• [Job]:
Say how many lines contain the word "seaborn". Only the number should be given.

>>

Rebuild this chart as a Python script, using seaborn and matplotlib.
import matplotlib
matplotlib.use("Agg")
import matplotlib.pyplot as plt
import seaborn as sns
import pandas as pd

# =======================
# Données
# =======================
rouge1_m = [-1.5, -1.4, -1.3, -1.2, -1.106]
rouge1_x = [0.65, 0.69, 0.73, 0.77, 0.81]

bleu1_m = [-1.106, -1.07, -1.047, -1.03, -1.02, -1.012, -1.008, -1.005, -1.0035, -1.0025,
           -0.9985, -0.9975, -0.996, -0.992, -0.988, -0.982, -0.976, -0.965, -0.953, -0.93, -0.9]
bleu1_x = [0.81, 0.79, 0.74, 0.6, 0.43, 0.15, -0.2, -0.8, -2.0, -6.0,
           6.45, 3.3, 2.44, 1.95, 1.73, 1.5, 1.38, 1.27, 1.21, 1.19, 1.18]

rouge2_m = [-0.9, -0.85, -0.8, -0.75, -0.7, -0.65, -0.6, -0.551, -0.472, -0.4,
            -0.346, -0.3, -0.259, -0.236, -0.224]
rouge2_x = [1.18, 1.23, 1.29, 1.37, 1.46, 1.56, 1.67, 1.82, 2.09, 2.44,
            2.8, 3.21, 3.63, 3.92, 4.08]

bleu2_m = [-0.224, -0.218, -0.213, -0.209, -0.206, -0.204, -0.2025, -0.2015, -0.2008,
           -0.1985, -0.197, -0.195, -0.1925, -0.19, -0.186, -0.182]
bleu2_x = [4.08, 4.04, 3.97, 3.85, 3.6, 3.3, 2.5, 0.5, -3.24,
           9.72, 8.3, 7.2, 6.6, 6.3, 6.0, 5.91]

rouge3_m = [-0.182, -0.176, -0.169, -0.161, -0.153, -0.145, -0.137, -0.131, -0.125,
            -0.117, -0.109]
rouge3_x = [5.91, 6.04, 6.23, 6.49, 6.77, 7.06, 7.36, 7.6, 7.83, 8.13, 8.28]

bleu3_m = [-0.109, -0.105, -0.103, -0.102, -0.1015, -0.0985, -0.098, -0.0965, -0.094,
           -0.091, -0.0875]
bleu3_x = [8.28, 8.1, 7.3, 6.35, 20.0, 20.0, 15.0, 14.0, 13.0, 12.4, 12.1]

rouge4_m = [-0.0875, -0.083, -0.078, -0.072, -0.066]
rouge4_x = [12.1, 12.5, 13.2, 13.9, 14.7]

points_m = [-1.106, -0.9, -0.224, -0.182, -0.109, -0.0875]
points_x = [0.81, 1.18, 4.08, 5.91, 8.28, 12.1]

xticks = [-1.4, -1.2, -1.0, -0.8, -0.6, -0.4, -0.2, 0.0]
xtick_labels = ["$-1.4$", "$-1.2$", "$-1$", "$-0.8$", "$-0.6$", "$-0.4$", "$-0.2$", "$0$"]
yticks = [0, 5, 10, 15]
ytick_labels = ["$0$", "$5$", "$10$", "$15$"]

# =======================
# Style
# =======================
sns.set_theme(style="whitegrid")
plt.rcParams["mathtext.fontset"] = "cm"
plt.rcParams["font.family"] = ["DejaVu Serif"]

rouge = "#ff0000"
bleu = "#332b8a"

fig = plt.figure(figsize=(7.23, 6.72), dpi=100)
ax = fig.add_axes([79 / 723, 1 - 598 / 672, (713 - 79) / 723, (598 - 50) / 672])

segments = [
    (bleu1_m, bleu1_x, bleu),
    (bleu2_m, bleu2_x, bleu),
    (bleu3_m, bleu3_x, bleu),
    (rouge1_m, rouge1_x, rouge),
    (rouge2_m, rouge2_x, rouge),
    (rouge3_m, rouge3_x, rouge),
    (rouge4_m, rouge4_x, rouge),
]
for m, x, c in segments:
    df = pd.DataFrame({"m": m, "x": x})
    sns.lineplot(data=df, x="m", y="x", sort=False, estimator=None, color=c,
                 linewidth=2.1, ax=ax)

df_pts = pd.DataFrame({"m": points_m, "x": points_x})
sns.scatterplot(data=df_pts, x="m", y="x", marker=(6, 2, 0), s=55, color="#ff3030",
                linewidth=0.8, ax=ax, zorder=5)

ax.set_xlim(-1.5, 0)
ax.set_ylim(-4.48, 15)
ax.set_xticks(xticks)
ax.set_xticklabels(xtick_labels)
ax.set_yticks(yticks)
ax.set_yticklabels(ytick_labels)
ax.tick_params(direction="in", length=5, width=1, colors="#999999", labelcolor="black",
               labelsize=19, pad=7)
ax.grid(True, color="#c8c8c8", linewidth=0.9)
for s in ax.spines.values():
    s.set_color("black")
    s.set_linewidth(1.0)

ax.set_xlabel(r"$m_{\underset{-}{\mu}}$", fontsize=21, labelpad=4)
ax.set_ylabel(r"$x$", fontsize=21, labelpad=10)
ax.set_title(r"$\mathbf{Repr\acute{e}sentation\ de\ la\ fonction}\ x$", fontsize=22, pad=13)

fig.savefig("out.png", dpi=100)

<<

• [Right answer]:
2